§ **Dataset records**:

──────────

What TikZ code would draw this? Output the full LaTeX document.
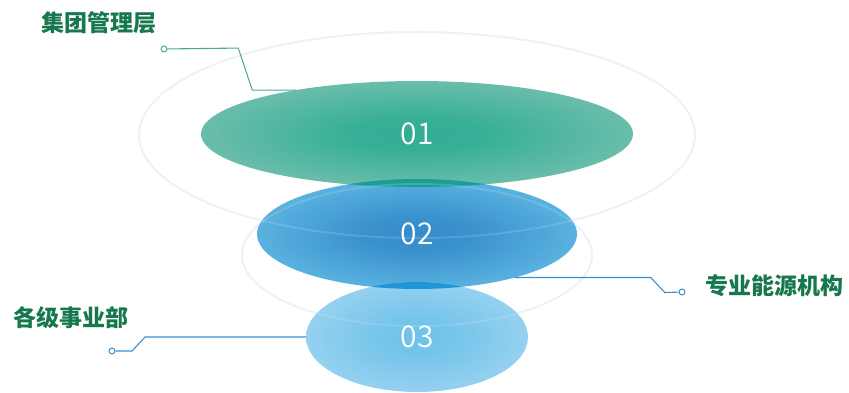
\documentclass[tikz,border=0pt]{standalone}
\usepackage{fontspec}
\newfontfamily\cjk{Noto Sans CJK SC}
\newfontfamily\numfont{Noto Sans CJK SC DemiLight}
\usepackage{tikz}
\usetikzlibrary{shapes.geometric}
\definecolor{labelgreen}{HTML}{17784E}
\definecolor{leadgreen}{HTML}{4BAA92}
\definecolor{leadblue}{HTML}{3A8FD2}
\definecolor{ringgray}{HTML}{E8F0F8}
\definecolor{tealin}{HTML}{22A88C}
\definecolor{tealout}{HTML}{80C2B2}
\definecolor{bluein}{HTML}{2884C6}
\definecolor{blueout}{HTML}{62C2EA}
\definecolor{skyin}{HTML}{66BEE8}
\definecolor{skyout}{HTML}{A2D6F2}
\definecolor{overteal}{HTML}{1A9E96}
\definecolor{overblue}{HTML}{2096D6}
\pgfdeclareradialshading[cin,cout]{layershade}{\pgfpointorigin}{color(0bp)=(cin); color(8bp)=(cin!90!cout); color(35bp)=(cout); color(50bp)=(cout)}
\tikzset{
  layer/.style={ellipse, inner sep=0pt, outer sep=0pt, shade, shading=layershade, fill opacity=0.94, text opacity=1, text=white, font=\numfont\fontsize{30}{30}\selectfont},
  title/.style={text=labelgreen, font=\cjk\bfseries\fontsize{23}{23}\selectfont},
  dot/.style={circle, draw, fill=white, inner sep=0pt, minimum size=6pt, line width=1pt},
  ring/.style={ringgray, line width=2pt},
  leader/.style={line width=1.1pt}
}
\begin{document}
\begin{tikzpicture}[x=1pt,y=-1pt]
    \useasboundingbox (0,0) rectangle (849,393);
    \draw[ring] (417,135) ellipse [x radius=278, y radius=103];
    \draw[ring] (417,255) ellipse [x radius=175, y radius=71];

    \foreach \n/\y/\w/\h/\ci/\co in {1/134/432/106/tealin/tealout, 2/234/320/110/bluein/blueout, 3/337/222/110/skyin/skyout}
    {
    \colorlet{cin}{\ci}\colorlet{cout}{\co}
    \node[layer, minimum width=\w pt, minimum height=\h pt] (e\n) at (417,\y) {0\n};
    }

    \begin{scope}
    \clip (e1.center) ellipse [x radius=216, y radius=53];
    \fill[overteal] (e2.center) ellipse [x radius=160, y radius=55];
    \end{scope}
    \begin{scope}
    \clip (e2.center) ellipse [x radius=160, y radius=55];
    \fill[overblue] (e3.center) ellipse [x radius=111, y radius=55];
    \end{scope}

    \draw[ring, white, opacity=0.15] (417,135) ellipse [x radius=278, y radius=103];
    \draw[ring, white, opacity=0.15] (417,255) ellipse [x radius=175, y radius=71];

    \node[title] (top) at (99,23) {集团管理层};
    \node[title] (right) at (774,286) {专业能源机构};
    \node[title] (left) at (71,318) {各级事业部};

    \node[dot, draw=leadgreen] (d1) at (164,49) {};
    \node[dot, draw=leadblue] (d2) at (682,292) {};
    \node[dot, draw=leadblue] (d3) at (112,351) {};

    \draw[leader, leadgreen] (e1.160) -- ++(-44,0) -- ++(-14,-42) -- (d1);
    \draw[leader, leadblue] (e2.-24) -- ++(136,0) -- ++(14,15) -- (d2);
    \draw[leader, leadblue] (e3.west) -- ++(-161,0) -- ++(-13,14) -- (d3);
\end{tikzpicture}
\end{document}
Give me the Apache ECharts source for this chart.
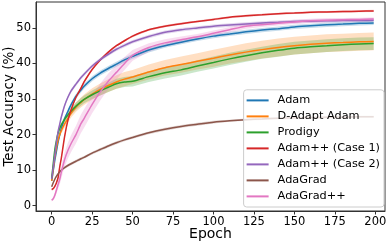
<!DOCTYPE html>
<html><head><meta charset="utf-8">
<script src="https://cdn.jsdelivr.net/npm/echarts@6/dist/echarts.min.js"></script>
<style>html,body{margin:0;padding:0;background:#fff}#c{width:390px;height:242px}</style>
</head><body><div id="c"></div>
<script>
var epochs = [0,1,2,3,4,5,6,8,10,12,15,18,20,25,30,35,40,45,50,60,70,80,90,100,110,120,130,140,150,160,170,180,190,199];
var names = ['Adam','D-Adapt Adam','Prodigy','Adam++ (Case 1)','Adam++ (Case 2)','AdaGrad','AdaGrad++'];
var adam     = [7,10,13,15.5,18,20,21.8,24.5,26.5,28.4,30.8,32.5,33.6,35.7,37.3,38.6,39.8,41,42,43.8,45,46,46.9,47.7,48.3,48.9,49.4,49.8,50.3,50.6,50.9,51.1,51.3,51.4];
var dadapt   = [7,10.5,14,16.5,18.5,20,21.2,23,24.5,26,27.7,29,29.8,31.4,32.7,33.8,34.8,35.6,36.2,37.6,38.8,39.7,40.6,41.5,42.4,43.2,43.9,44.5,45,45.4,45.7,45.9,46.1,46.2];
var prodigy  = [7.7,12,16,18.5,20.5,21.8,22.8,24.3,25.5,26.6,28,29.2,29.9,31.2,32.3,33.3,34.3,34.8,35,36.3,37.4,38.2,39.3,40.3,41.3,42.2,43,43.7,44.3,44.7,45,45.3,45.5,45.6];
var adampp1  = [4.5,4.8,5.5,6.5,8,11,13.5,19.5,24,27,30.5,33,34.8,38.3,41,43.2,45,46.4,47.7,49.5,50.5,51.2,51.8,52.4,53,53.4,53.7,54,54.2,54.4,54.5,54.6,54.7,54.8];
var adampp2  = [7.5,11,14.5,18,21,23,25,28.2,30.5,32.3,34.2,36,37,39.3,41.1,42.6,44,45.1,46.1,47.6,48.8,49.5,50,50.5,50.8,51.1,51.4,51.6,51.8,51.9,52,52.1,52.1,52.2];
var adagrad  = [5.3,6.5,7.5,8.3,9,9.5,10,10.7,11.3,11.8,12.5,13.2,13.6,14.8,15.8,16.8,17.7,18.5,19.2,20.5,21.5,22.3,22.9,23.5,23.9,24.2,24.4,24.6,24.7,24.8,24.9,24.9,25,25];
var adagradpp= [1.5,2,3,4.5,6,7.5,9.5,13,15.5,17.5,20,23,24.5,28.5,32,35,37.5,40,42.3,44.5,45.8,46.7,47.5,48.5,49.5,50.5,50.9,51.3,51.7,52,52.2,52.3,52.4,52.5];
var stdAdam   = [0.3,0.4,0.5,0.5,0.5,0.5,0.5,0.6,0.6,0.7,0.7,0.7,0.7,0.7,0.7,0.7,0.7,0.7,0.7,0.7,0.6,0.6,0.6,0.6,0.6,0.6,0.6,0.6,0.6,0.6,0.6,0.6,0.6,0.6];
var stdDadapt = [0.3,0.4,0.5,0.6,0.7,0.8,0.9,1,1.1,1.2,1.3,1.4,1.5,1.6,1.7,1.8,1.9,2,2,2.1,2.2,2.3,2.3,2.4,2.4,2.5,2.5,2.5,2.5,2.5,2.5,2.5,2.5,2.5];
var stdProdigy= [0.3,0.4,0.5,0.6,0.6,0.7,0.7,0.8,0.9,1,1,1.1,1.1,1.2,1.3,1.3,1.4,1.4,1.5,1.5,1.6,1.6,1.6,1.7,1.7,1.7,1.7,1.8,1.8,1.8,1.8,1.8,1.8,1.8];
var stdCase1  = [0.3,0.3,0.3,0.4,0.5,0.5,0.5,0.5,0.5,0.4,0.4,0.4,0.4,0.3,0.3,0.3,0.3,0.3,0.3,0.3,0.3,0.3,0.3,0.3,0.3,0.3,0.3,0.3,0.3,0.3,0.3,0.3,0.3,0.3];
var stdCase2  = [0.3,0.4,0.5,0.5,0.5,0.5,0.5,0.5,0.5,0.5,0.5,0.5,0.5,0.5,0.5,0.5,0.5,0.5,0.5,0.5,0.5,0.5,0.5,0.5,0.5,0.5,0.5,0.5,0.5,0.5,0.5,0.5,0.5,0.5];
var stdAdagrad= [0.2,0.3,0.3,0.3,0.3,0.3,0.4,0.4,0.4,0.4,0.4,0.4,0.4,0.4,0.4,0.4,0.4,0.4,0.4,0.4,0.4,0.4,0.4,0.4,0.3,0.3,0.3,0.3,0.3,0.3,0.3,0.3,0.3,0.3];
var stdPP     = [0.3,0.5,0.8,1,1.2,1.5,1.8,2,2.2,2.4,2.5,2.6,2.6,2.5,2.4,2.2,2,1.8,1.5,1.2,1,0.9,0.8,0.8,0.7,0.7,0.6,0.6,0.6,0.6,0.6,0.5,0.5,0.5];
var xTicks = [0,25,50,75,100,125,150,175,200];
var yTicks = [0,10,20,30,40,50];

var colors = ['#1f77b4','#ff7f0e','#2ca02c','#d62728','#9467bd','#8c564b','#e377c2'];
var means = [adam,dadapt,prodigy,adampp1,adampp2,adagrad,adagradpp];
var stds = [stdAdam,stdDadapt,stdProdigy,stdCase1,stdCase2,stdAdagrad,stdPP];
var FONT = 'DejaVu Sans';

function bandSeries(i){
  var m = means[i], s = stds[i];
  var data = epochs.map(function(e,k){ return [e, m[k]-s[k], m[k]+s[k]]; });
  return {
    type:'custom', silent:true, z:1, clip:true,
    data:data,
    encode:{x:0,y:[1,2]},
    renderItem:function(params, api){
      if (params.dataIndex !== 0) return null;
      var pts = [];
      for (var k=0;k<data.length;k++) pts.push(api.coord([data[k][0], data[k][2]]));
      for (var k=data.length-1;k>=0;k--) pts.push(api.coord([data[k][0], data[k][1]]));
      return {type:'polygon', shape:{points:pts}, style:{fill:colors[i], opacity:0.25}};
    }
  };
}
function lineSeries(i){
  return {
    name:names[i], type:'line', z:3, showSymbol:false, symbol:'none', smooth:0.2,
    data: epochs.map(function(e,k){ return [e, means[i][k]]; }),
    lineStyle:{color:colors[i], width:1.5}, itemStyle:{color:colors[i]}
  };
}
var series = [];
for (var i=0;i<7;i++) series.push(bandSeries(i));
for (var i=0;i<7;i++) series.push(lineSeries(i));

var chart = echarts.init(document.getElementById('c'), null, {renderer:'canvas'});
chart.setOption({
  animation:false,
  color:colors,
  grid:{left:36, right:5, top:2, bottom:31, show:true, borderColor:'#333', borderWidth:1, backgroundColor:'transparent', containLabel:false, outerBoundsMode:'none'},
  xAxis:{type:'value', min:-9.7, max:206, splitLine:{show:false},
    name:'Epoch', nameLocation:'middle', nameGap:16, nameMoveOverlap:false,
    nameTextStyle:{fontFamily:FONT, fontSize:14, color:'#000'},
    axisLine:{show:true, onZero:false, lineStyle:{color:'#333'}},
    axisTick:{show:true, length:3.5, lineStyle:{color:'#333'}, customValues:xTicks},
    axisLabel:{fontFamily:FONT, fontSize:11.5, color:'#000', margin:5, customValues:xTicks}
  },
  yAxis:{type:'value', min:-1.5, max:57.3, splitLine:{show:false},
    name:'Test Accuracy (%)', nameLocation:'middle', nameGap:20, nameMoveOverlap:false,
    nameTextStyle:{fontFamily:FONT, fontSize:13.5, color:'#000'},
    axisLine:{show:true, onZero:false, lineStyle:{color:'#333'}},
    axisTick:{show:true, length:3.5, lineStyle:{color:'#333'}, customValues:yTicks},
    axisLabel:{fontFamily:FONT, fontSize:11.5, color:'#000', margin:5, customValues:yTicks}
  },
  legend:{orient:'vertical', right:6, bottom:35, data:names,
    icon:'rect', itemWidth:22, itemHeight:2, itemGap:2.8,
    backgroundColor:'rgba(255,255,255,0.8)', borderColor:'#ccc', borderWidth:1, borderRadius:3,
    padding:[4,4,4,3],
    textStyle:{fontFamily:FONT, fontSize:11.3, color:'#000', lineHeight:13.2, padding:[0,0,0,4]}
  },
  series:series
});
</script></body></html>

──────────

§ **Aim of the task**:
Within the entries above, work out how many lines contain the word "draw". The number alone is the answer.

§ **The output**:
12